§ TASK: Quote the whole listing word for word, please.

§ SUPPLIED DATA:
*****

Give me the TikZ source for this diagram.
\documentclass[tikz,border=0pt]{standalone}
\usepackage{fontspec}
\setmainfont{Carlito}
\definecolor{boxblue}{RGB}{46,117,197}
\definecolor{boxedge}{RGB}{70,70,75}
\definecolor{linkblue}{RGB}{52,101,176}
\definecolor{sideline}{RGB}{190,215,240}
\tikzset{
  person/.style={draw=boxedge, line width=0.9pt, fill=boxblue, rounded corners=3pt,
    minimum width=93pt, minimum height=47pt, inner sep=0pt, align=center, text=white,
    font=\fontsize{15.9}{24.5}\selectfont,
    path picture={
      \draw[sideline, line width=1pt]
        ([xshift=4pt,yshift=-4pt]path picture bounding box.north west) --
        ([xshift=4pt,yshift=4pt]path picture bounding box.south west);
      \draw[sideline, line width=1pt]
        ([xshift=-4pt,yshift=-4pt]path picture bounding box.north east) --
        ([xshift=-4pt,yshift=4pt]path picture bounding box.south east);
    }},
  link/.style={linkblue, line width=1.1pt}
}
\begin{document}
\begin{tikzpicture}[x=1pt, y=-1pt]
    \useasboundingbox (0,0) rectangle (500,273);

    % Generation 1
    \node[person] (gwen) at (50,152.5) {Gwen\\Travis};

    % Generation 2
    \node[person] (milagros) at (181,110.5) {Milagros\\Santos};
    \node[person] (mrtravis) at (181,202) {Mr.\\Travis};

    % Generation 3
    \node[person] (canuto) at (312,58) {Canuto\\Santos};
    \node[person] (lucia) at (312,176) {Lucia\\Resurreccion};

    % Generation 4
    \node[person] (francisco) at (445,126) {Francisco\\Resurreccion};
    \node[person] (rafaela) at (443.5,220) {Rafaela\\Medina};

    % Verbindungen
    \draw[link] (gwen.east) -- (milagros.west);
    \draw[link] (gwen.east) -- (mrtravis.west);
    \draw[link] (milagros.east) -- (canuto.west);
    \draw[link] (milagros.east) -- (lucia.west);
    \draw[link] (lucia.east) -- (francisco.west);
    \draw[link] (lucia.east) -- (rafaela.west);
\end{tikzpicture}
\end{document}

*****

§ RESPONSE FOR THIS EXERCISE:
Give me the TikZ source for this diagram.
\documentclass[tikz,border=0pt]{standalone}
\usepackage{fontspec}
\setmainfont{Carlito}
\definecolor{boxblue}{RGB}{46,117,197}
\definecolor{boxedge}{RGB}{70,70,75}
\definecolor{linkblue}{RGB}{52,101,176}
\definecolor{sideline}{RGB}{190,215,240}
\tikzset{
  person/.style={draw=boxedge, line width=0.9pt, fill=boxblue, rounded corners=3pt,
    minimum width=93pt, minimum height=47pt, inner sep=0pt, align=center, text=white,
    font=\fontsize{15.9}{24.5}\selectfont,
    path picture={
      \draw[sideline, line width=1pt]
        ([xshift=4pt,yshift=-4pt]path picture bounding box.north west) --
        ([xshift=4pt,yshift=4pt]path picture bounding box.south west);
      \draw[sideline, line width=1pt]
        ([xshift=-4pt,yshift=-4pt]path picture bounding box.north east) --
        ([xshift=-4pt,yshift=4pt]path picture bounding box.south east);
    }},
  link/.style={linkblue, line width=1.1pt}
}
\begin{document}
\begin{tikzpicture}[x=1pt, y=-1pt]
    \useasboundingbox (0,0) rectangle (500,273);

    % Generation 1
    \node[person] (gwen) at (50,152.5) {Gwen\\Travis};

    % Generation 2
    \node[person] (milagros) at (181,110.5) {Milagros\\Santos};
    \node[person] (mrtravis) at (181,202) {Mr.\\Travis};

    % Generation 3
    \node[person] (canuto) at (312,58) {Canuto\\Santos};
    \node[person] (lucia) at (312,176) {Lucia\\Resurreccion};

    % Generation 4
    \node[person] (francisco) at (445,126) {Francisco\\Resurreccion};
    \node[person] (rafaela) at (443.5,220) {Rafaela\\Medina};

    % Verbindungen
    \draw[link] (gwen.east) -- (milagros.west);
    \draw[link] (gwen.east) -- (mrtravis.west);
    \draw[link] (milagros.east) -- (canuto.west);
    \draw[link] (milagros.east) -- (lucia.west);
    \draw[link] (lucia.east) -- (francisco.west);
    \draw[link] (lucia.east) -- (rafaela.west);
\end{tikzpicture}
\end{document}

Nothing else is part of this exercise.